Die Debatte über einen europäischen Fernsehkanal in russischer Sprache lenkt vom eigentlichen Problem ab, der russischen (Des-)Informationspolitik, die geschickt von einer Flut von Medienablegern, die unter der Kontrolle des Kreml stehen, umgesetzt wird. Wir müssen ihnen mit ausgewogenen, vielfältigen Medienalternativen begegnen.

Solch unabhängige Medien gibt es in der russischen Infosphäre durchaus. Aber sie sind durch das kreml-dominierte Medienmonopol an den Rand gedrängt worden. Selbst Oligarchen und Werbeeinkünfte sind gegen den Druck des Kreml nicht immun und entziehen ihren Medien daher die Unterstützung.

Ein Beispiel ist grani.ru, ein unabhängiges Nachrichtenportal, das sich für Demokratie und Menschenrechte einsetzt. Dessen Einkünfte durch private Investoren und Werbung sind plötzlich ausgeblieben – aufgrund von politischem Druck. Andere Medien in Russland ziehen ins Ausland und verbreitern so den Graben in der Medienlandschaft.

In Lettland wurde im Oktober 2014 Meduzia.io gegründet. Es ist ein russischsprachiges Onlineportal, das seinen Nutzern objektive Nachrichten, verlässliche Informationen und professionelle Analysen bietet. Solche Initiativen tragen dazu bei, die Vielfalt und Ausgewogenheit der russischsprachigen Medienlandschaft zu bewahren.

Meduzia und grani zeigen auch, dass das Fernsehen schlicht überholt ist. Was einst ein klassischer „Sender“ war – ein begrenzter, ständiger Vertriebskanal in eine Richtung –, hat sich heute zu einer Multimedia-Vertriebsplattform gewandelt. Wir brauchen genau so einen modernen „Sender“, um auf die kremltreuen Medien zu reagieren und um Nachrichten und andere Inhalte durch eine Kombination von traditionellen und digitalen Medien zu liefern – nicht nur in die Wohnzimmer, sondern auch auf die mobilen Geräte.
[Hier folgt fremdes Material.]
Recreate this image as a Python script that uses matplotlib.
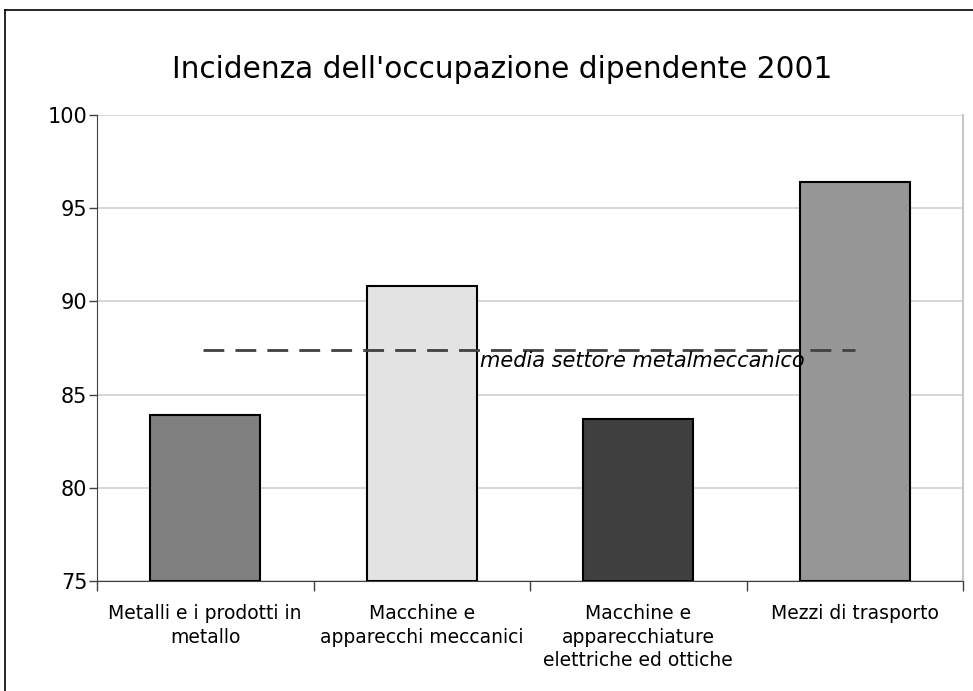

Wir Europäer, die im Medienbereich arbeiten, wollen, dass unsere Partner und Nachbarn dieselben Rechte auf Medienvielfalt und -wahlmöglichkeit genießen wie wir in Europa. Indem wir unterschiedliche Mittel zur Entwicklung der Medien fördern, können wir ihnen dabei helfen, die Vorteile der Medienfreiheit auszuschöpfen – sei es durch ein multimediales Vertriebsnetzwerk, eine Nachrichtendrehscheibe, eine „Content-Fabrik“ oder ein Medienkompetenzzentrum.

Das sollte heute Priorität haben. Der Schlüssel zum Erfolg liegt in einer gemeinsamen Entschlossenheit und koordinierten Anstrengungen aller Medienakteure. Das meint nicht nur jene in der Europäischen Union, sondern auch solche, die in Russland oder anderen Ländern arbeiten, also alle, die an vielfältige, ausgewogene und moderne Medien glauben.